Completeness Is Impossible. Every sufficiently rich formal system contains statements it can neither prove nor disprove—a theorem made fully precise by Gödel in 1931 and anticipated by the independence of Euclid's parallel postulate. Any AI system, however powerful, is bounded by its foundations and has questions it cannot settle from within them. The aspiration to a complete artificial intelligence—a system that can answer any question and decide any claim—runs directly into this wall. There is no axiom set that decides everything; therefore there is no formal reasoning system, human or machine, that is complete.
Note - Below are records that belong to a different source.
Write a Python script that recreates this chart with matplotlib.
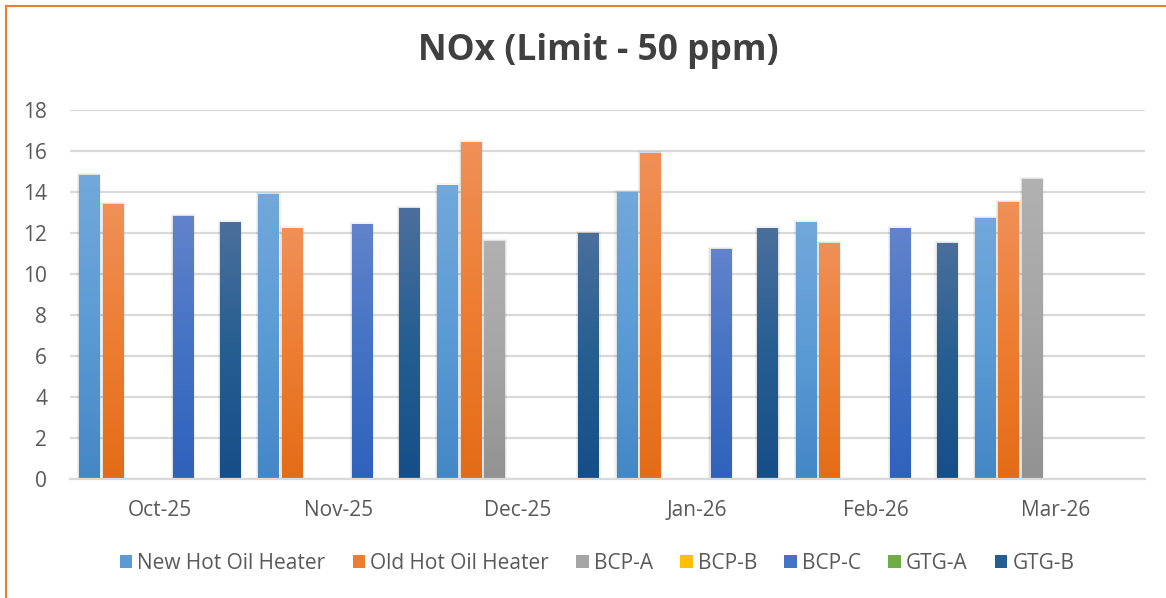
import matplotlib.pyplot as plt
import numpy as np
from matplotlib.colors import LinearSegmentedColormap
from matplotlib.patches import Patch, Rectangle
from matplotlib.lines import Line2D

plt.rcParams['font.family'] = ['Open Sans', 'DejaVu Sans']

# 數據
months = ['Oct-25', 'Nov-25', 'Dec-25', 'Jan-26', 'Feb-26', 'Mar-26']
series_names = ['New Hot Oil Heater', 'Old Hot Oil Heater', 'BCP-A', 'BCP-B',
                'BCP-C', 'GTG-A', 'GTG-B']
nan = np.nan
new_hot_oil = [14.8, 13.9, 14.3, 14.0, 12.5, 12.7]
old_hot_oil = [13.4, 12.2, 16.4, 15.9, 11.5, 13.5]
bcp_a = [nan, nan, 11.6, nan, nan, 14.6]
bcp_b = [nan, nan, nan, nan, nan, nan]
bcp_c = [12.8, 12.4, nan, 11.2, 12.2, nan]
gtg_a = [nan, nan, nan, nan, nan, nan]
gtg_b = [12.5, 13.2, 12.0, 12.2, 11.5, nan]
all_series = [new_hot_oil, old_hot_oil, bcp_a, bcp_b, bcp_c, gtg_a, gtg_b]

# 顏色 (base, top, bottom) - Excel 漸層
base_colors = ['#5B9BD5', '#ED7D31', '#A5A5A5', '#FFC000', '#4472C4', '#70AD47', '#255E91']
top_colors = ['#72A8DB', '#F09058', '#B1B1B1', '#FFCD40', '#6283CC', '#86BA66', '#4B6F9C']
bottom_colors = ['#4487C6', '#E46C17', '#929292', '#E6AC00', '#2F62BC', '#5F9A3B', '#164F88']

fig = plt.figure(figsize=(11.66, 5.98), dpi=100)
ax = fig.add_axes([70 / 1166, 119 / 598, 1075 / 1166, 369 / 598])

x = np.arange(len(months))
slot = 0.131
width = 0.112
grad = np.linspace(0, 1, 256).reshape(-1, 1)

for i, vals in enumerate(all_series):
    cmap = LinearSegmentedColormap.from_list('g%d' % i,
                                             [bottom_colors[i], base_colors[i], top_colors[i]])
    for k, v in enumerate(vals):
        if np.isnan(v):
            continue
        x0 = x[k] + (i - 3) * slot - width / 2
        # 陰影
        ax.add_patch(Rectangle((x0 - 0.012, 0), width + 0.024, v + 0.12,
                               color='#000000', alpha=0.05, lw=0, zorder=1.5))
        ax.add_patch(Rectangle((x0 - 0.006, 0), width + 0.012, v + 0.06,
                               color='#000000', alpha=0.07, lw=0, zorder=1.6))
        ax.imshow(grad, extent=(x0, x0 + width, 0, v), cmap=cmap,
                  aspect='auto', zorder=2, vmin=0, vmax=1, origin='lower')

ax.set_xlim(-0.5, 5.5)
ax.set_ylim(0, 18)
ax.set_yticks(np.arange(0, 19, 2))
ax.set_xticks(x)
ax.set_xticklabels(months)
ax.tick_params(axis='both', length=0, labelsize=15, colors='#595959')
ax.tick_params(axis='y', pad=16.5)
ax.tick_params(axis='x', pad=15)
ax.yaxis.grid(True, color='#D9D9D9', linewidth=1.6, zorder=0)
ax.set_axisbelow(True)
for s in ['top', 'right', 'left']:
    ax.spines[s].set_visible(False)
ax.spines['bottom'].set_color('#D9D9D9')
ax.spines['bottom'].set_linewidth(1.6)

fig.text(0.513, 0.915, 'NOx (Limit - 50 ppm)', ha='center', va='center',
         fontsize=25.5, fontweight='bold', color='#404040')

handles = [Patch(facecolor=c, edgecolor='none') for c in base_colors]
fig.legend(handles, series_names, loc='center', bbox_to_anchor=(0.512, 0.058),
           ncol=7, frameon=False, fontsize=15, handlelength=0.6, handleheight=0.6,
           handletextpad=0.25, columnspacing=1.3, labelcolor='#595959')

# 橘色外框（左、上）
fig.add_artist(Line2D([5.5 / 1166, 5.5 / 1166], [0, 1 - 5.5 / 598], color='#ED7D31',
                      lw=1.5, transform=fig.transFigure))
fig.add_artist(Line2D([5.5 / 1166, 1], [1 - 5.5 / 598, 1 - 5.5 / 598], color='#ED7D31',
                      lw=1.5, transform=fig.transFigure))

fig.savefig('out.png', dpi=100)
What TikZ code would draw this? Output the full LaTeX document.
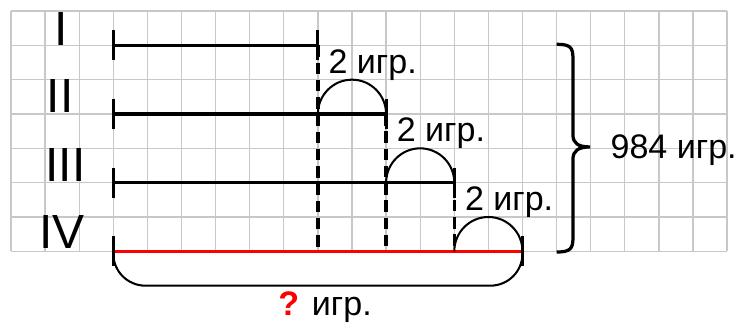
\documentclass[tikz,border=0pt]{standalone}
\usepackage{fontspec}
\setmainfont{Liberation Sans}
\begin{document}
\begin{tikzpicture}[x=0.5cm,y=0.5034cm,
  gridline/.style={draw={rgb,255:red,200;green,200;blue,200}, line width=0.55pt},
  seg/.style={line width=1.3pt},
  tickmark/.style={line width=1.3pt},
  dashline/.style={line width=1.5pt, dash pattern=on 4.8pt off 2.4pt},
  arcline/.style={line width=0.85pt},
  bracestyle/.style={line width=1.35pt},
  lbl/.style={inner sep=0, anchor=base west, font=\fontsize{14.2}{16}\selectfont},
  roman/.style={inner sep=0, anchor=base, font=\fontsize{20}{24}\selectfont}
]
\useasboundingbox (-0.3226,0.3204) rectangle (21.408,-9.0616);
% grid
\foreach \i in {0,...,21} \draw[gridline] (\i,0) -- (\i,-7);
\foreach \j in {0,...,7} \draw[gridline] (0,-\j) -- (21,-\j);
% coordinates
\coordinate (L1) at (3,-1);  \coordinate (R1) at (9,-1);
\coordinate (L2) at (3,-3);  \coordinate (R2) at (11,-3);
\coordinate (L3) at (3,-5);  \coordinate (R3) at (13,-5);
\coordinate (L4) at (3,-7);  \coordinate (R4) at (15,-7);
\coordinate (D1) at (9,-7);  \coordinate (D2) at (11,-7); \coordinate (D3) at (13,-7);
\coordinate (A2) at (9,-3);  \coordinate (A3) at (11,-5); \coordinate (A4) at (13,-7);
\coordinate (B1) at (16,-0.97); \coordinate (B2) at (16,-7.02); \coordinate (Btip) at (16.98,-3.96);
\coordinate (C1) at (3,-8);  \coordinate (C2) at (15,-8);
% roman numerals
\node[roman] (n1) at (1.466,-1) {I};
\node[roman] (n2) at (1.437,-2.97) {II};
\node[roman] (n3) at (1.598,-4.97) {III};
\node[roman] (n4) at (1.496,-6.93) {IV};
% dashed verticals
\draw[dashline] (R1) -- (D1);
\draw[dashline] (R2) -- (D2);
\draw[dashline] (R3) -- (D3);
% bottom brace
\draw[arcline, rounded corners=0.47cm] (L4) -- (C1) -- (C2) -- (R4);
% segments
\draw[seg] (L1) -- (R1);
\draw[seg] (L2) -- (R2);
\draw[seg] (L3) -- (R3);
\draw[seg, red] (L4) -- (R4);
% ticks
\foreach \p in {L1,L2,L3,L4,R1,R2,R3,R4}
  \draw[tickmark] ([yshift=0.22cm]\p) -- ([yshift=-0.22cm]\p);
% arcs
\draw[arcline] (A2) arc[start angle=180, end angle=0, x radius=1, y radius=1];
\draw[arcline] (A3) arc[start angle=180, end angle=0, x radius=1, y radius=1];
\draw[arcline] (A4) arc[start angle=180, end angle=0, x radius=1, y radius=1];
% right brace
\draw[bracestyle] (B1) .. controls (16.39,-0.97) and (16.48,-1.05) .. (16.48,-1.37)
  -- (16.48,-3.61) .. controls (16.48,-3.85) and (16.63,-3.96) .. (Btip)
  .. controls (16.63,-3.96) and (16.48,-4.08) .. (16.48,-4.31)
  -- (16.48,-6.62) .. controls (16.48,-6.93) and (16.39,-7.02) .. (B2);
% labels
\node[lbl] (t1) at (9.3,-1.81) {2 игр.};
\node[lbl] (t2) at (11.3,-3.81) {2 игр.};
\node[lbl] (t3) at (13.3,-5.81) {2 игр.};
\node[lbl] (t4) at (17.57,-4.31) {984 игр.};
\node[lbl] (q) at (7.83,-8.86) {\textcolor{red}{\textbf{?}} игр.};
\end{tikzpicture}
\end{document}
The central debate is whether the demand for axiomatic foundations is an appropriate standard for AI systems or a category error that misapplies a method suited to clean formal domains to the open, ambiguous world that statistical systems navigate by design. Defenders of the Euclidean standard argue that transparency about assumptions is a minimum requirement of epistemic responsibility regardless of domain: a system whose foundations cannot be read is a system whose outputs cannot be properly evaluated. Defenders of the statistical systems argue that the axiomatic method stalled against open-world problems for principled reasons—the world is not reducible to axioms—and that demanding it of general-purpose AI is demanding something that, in the history of the field, only worked in narrow formal domains. The emerging synthesis—statistical models that propose, formal verifiers that check—accepts both constraints: the model's plausible reach is harnessed, and the verifier's rigorous guarantee is applied where it matters. Whether this synthesis can scale to the open-ended domains where AI is most consequentially deployed is the deepest open question in contemporary AI architecture.